--- Start Supplied information ---

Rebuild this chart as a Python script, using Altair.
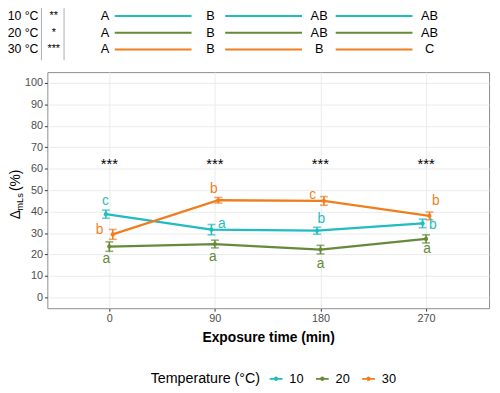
import altair as alt
import pandas as pd

# ---------------- data ----------------
times = [0, 90, 180, 270]
temps = ["10", "20", "30"]
mean_10 = [38.8, 31.6, 31.1, 34.5]
se_10 = [1.9, 2.4, 1.6, 2.0]
mean_20 = [23.7, 24.9, 22.3, 27.3]
se_20 = [2.2, 1.8, 2.0, 1.9]
mean_30 = [29.4, 45.3, 45.0, 38.0]
se_30 = [2.3, 1.3, 2.0, 1.8]
letters_10 = ["c", "a", "b", "b"]
letters_20 = ["a", "a", "a", "a"]
letters_30 = ["b", "b", "c", "b"]
time_sig = ["***", "***", "***", "***"]
temp_labels = ["10 °C", "20 °C", "30 °C"]
temp_sig = ["**", "*", "***"]
time_letters_10 = ["A", "B", "AB", "AB"]
time_letters_20 = ["A", "B", "AB", "AB"]
time_letters_30 = ["A", "B", "B", "C"]

# ---------------- style ----------------
colors = ["#1FBCC1", "#668A3A", "#EF7F1E"]
FONT = "Liberation Sans"
W, H = 449, 240
XD = [-52.8, 323.7]
YD = [-5, 105]
PXX = W / (XD[1] - XD[0])
PXY = H / (YD[1] - YD[0])
DODGE_PX = {"10": -3.5, "20": 0.0, "30": 3.5}
# label nudges (dx, dy) in pixels
NUDGE = {
    "10": [(-4, -13), (7, -6), (1, -12), (7, 2)],
    "20": [(-3, 13), (-2, 13), (0, 15), (1, 10)],
    "30": [(-10, -4), (-1, -11), (-8, -6), (10, -15)],
}
SIG_Y = 62
# top table layout (index units)
TOP_DOMAIN = [-0.460, 3.538]
TOP_STEP_PX = W / (TOP_DOMAIN[1] - TOP_DOMAIN[0])
TOP_LETTER_DX_PX = [7, 2, 0, 0]
SEG_START, SEG_END = 0.15, 0.845

means = {"10": mean_10, "20": mean_20, "30": mean_30}
ses = {"10": se_10, "20": se_20, "30": se_30}
lets = {"10": letters_10, "20": letters_20, "30": letters_30}
tlets = {"10": time_letters_10, "20": time_letters_20, "30": time_letters_30}

rows = []
for t in temps:
    for i, tm in enumerate(times):
        m, s = means[t][i], ses[t][i]
        dx, dy = NUDGE[t][i]
        rows.append(dict(temp=t, time=tm, mean=m, lo=m - s, hi=m + s,
                         xd=tm + DODGE_PX[t] / PXX, letter=lets[t][i],
                         lx=tm + dx / PXX, ly=m - dy / PXY))
df = pd.DataFrame(rows)
sig_df = pd.DataFrame({"time": times, "sig": time_sig, "y": [SIG_Y] * len(times)})

color_scale = alt.Scale(domain=temps, range=colors)
legend_path = ("M-1,-0.13L1,-0.13L1,0.13L-1,0.13Z "
               "M0.34,0A0.34,0.34 0 1,1 -0.34,0A0.34,0.34 0 1,1 0.34,0Z")
LEGEND = alt.Legend(
    title="Temperature (°C)", orient="none", legendX=105, legendY=305,
    direction="horizontal", titleOrient="left", titleFontSize=14.5,
    titleFontWeight="normal", titleColor="black", titleFont=FONT,
    labelFontSize=13, labelColor="black", labelFont=FONT,
    symbolType=legend_path, symbolSize=169, symbolStrokeWidth=0,
    symbolOpacity=1, columnPadding=12, labelOffset=7, titlePadding=9)

xaxis = alt.Axis(values=times, title="Exposure time (min)", grid=True,
                 titleFontSize=14, titleFontWeight="bold", titleColor="black",
                 titlePadding=7)
yaxis = alt.Axis(values=list(range(0, 101, 10)), title=None, grid=True)


def X(field):
    return alt.X(field, type="quantitative",
                 scale=alt.Scale(domain=XD, nice=False, zero=False), axis=xaxis)


def Y(field):
    return alt.Y(field, type="quantitative",
                 scale=alt.Scale(domain=YD, nice=False, zero=False), axis=yaxis)


C = alt.Color("temp:N", scale=color_scale, legend=LEGEND)
base = alt.Chart(df)

line = base.mark_line(strokeWidth=2.3).encode(x=X("xd"), y=Y("mean"), color=C)
rule = base.mark_rule(strokeWidth=1.6).encode(x=X("xd"), y=Y("lo"), y2="hi", color=C)
caps = base.transform_fold(["lo", "hi"], as_=["k", "v"]).mark_tick(
    orient="horizontal", size=8, thickness=1.6).encode(x=X("xd"), y=Y("v"), color=C)
points = base.mark_point(filled=True, size=18, opacity=1).encode(
    x=X("xd"), y=Y("mean"), color=C)
labels = base.mark_text(fontSize=14, font=FONT, baseline="middle").encode(
    x=X("lx"), y=Y("ly"), text="letter", color=C)
sig = alt.Chart(sig_df).mark_text(fontSize=15, font=FONT, color="black").encode(
    x=X("time"), y=Y("y"), text="sig")

one = pd.DataFrame({"a": [0]})
ytitle_d = alt.Chart(one).mark_text(text="Δ", angle=270, fontSize=14, font=FONT,
                                    color="black").encode(x=alt.value(-32), y=alt.value(145))
ytitle_s = alt.Chart(one).mark_text(text="mLs", angle=270, fontSize=9.5, font=FONT,
                                    color="black").encode(x=alt.value(-28), y=alt.value(132))
ytitle_p = alt.Chart(one).mark_text(text="(%)", angle=270, fontSize=14, font=FONT,
                                    color="black").encode(x=alt.value(-32), y=alt.value(110))

main = alt.layer(line, rule, caps, points, labels, sig, ytitle_d, ytitle_s, ytitle_p)

# ---------------- top annotation table ----------------
ann_rows, seg_rows = [], []
for t in temps:
    for i in range(len(times)):
        ann_rows.append(dict(temp=t, idx=i + TOP_LETTER_DX_PX[i] / TOP_STEP_PX,
                             letter=tlets[t][i]))
    for i in range(len(times) - 1):
        seg_rows.append(dict(temp=t, x=i + SEG_START, x2=i + SEG_END))
ann_df = pd.DataFrame(ann_rows)
seg_df = pd.DataFrame(seg_rows)
row_df = pd.DataFrame({"temp": temps, "label": temp_labels, "sig": temp_sig})

AXS = alt.Scale(domain=TOP_DOMAIN, nice=False, zero=False)
AY = alt.Y("temp:N", scale=alt.Scale(type="point", domain=temps, range=[-57, -23], padding=0),
           axis=None)
ann_text = alt.Chart(ann_df).mark_text(fontSize=13, font=FONT, color="black").encode(
    x=alt.X("idx:Q", scale=AXS, axis=None), y=AY, text="letter")
ann_seg = alt.Chart(seg_df).mark_rule(strokeWidth=2).encode(
    x=alt.X("x:Q", scale=AXS, axis=None), x2="x2", y=AY, color=C)
ann_lab = alt.Chart(row_df).mark_text(fontSize=12.5, font=FONT, color="black", align="right").encode(
    x=alt.value(-9), y=AY, text="label")
ann_sig = alt.Chart(row_df).mark_text(fontSize=11, font=FONT, color="black").encode(
    x=alt.value(6.5), y=AY, text="sig")
vline1 = alt.Chart(one).mark_rule(color="#AAAAAA", strokeWidth=1).encode(
    x=alt.value(-6), y=alt.value(-68), y2=alt.value(-12))
vline2 = alt.Chart(one).mark_rule(color="#AAAAAA", strokeWidth=1).encode(
    x=alt.value(17), y=alt.value(-68), y2=alt.value(-12))
ann = alt.layer(ann_seg, ann_text, ann_lab, ann_sig, vline1, vline2)

chart = alt.layer(main, ann).resolve_scale(x="independent", y="independent").properties(
    width=W, height=H,
    padding={"left": 40, "top": 62, "right": 3, "bottom": 82},
    autosize=alt.AutoSizeParams(type="none"),
).configure_view(stroke="#8C8C8C", strokeWidth=1).configure_axis(
    labelFont=FONT, labelFontSize=11, labelColor="#4D4D4D", tickColor="#333333",
    tickSize=3, domain=False, gridColor="#EBEBEB", gridWidth=1, labelPadding=2,
    titleFont=FONT)

chart.save("out.html", embed_options={"renderer": "svg", "actions": False})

--- End Supplied information ---

From the top of the listing above, repeat each line exactly until you reach the line containing "import pandas as pd", and repeat that one too. Leave the pictures out.

- _Exercise response_
Rebuild this chart as a Python script, using Altair.
import altair as alt
import pandas as pd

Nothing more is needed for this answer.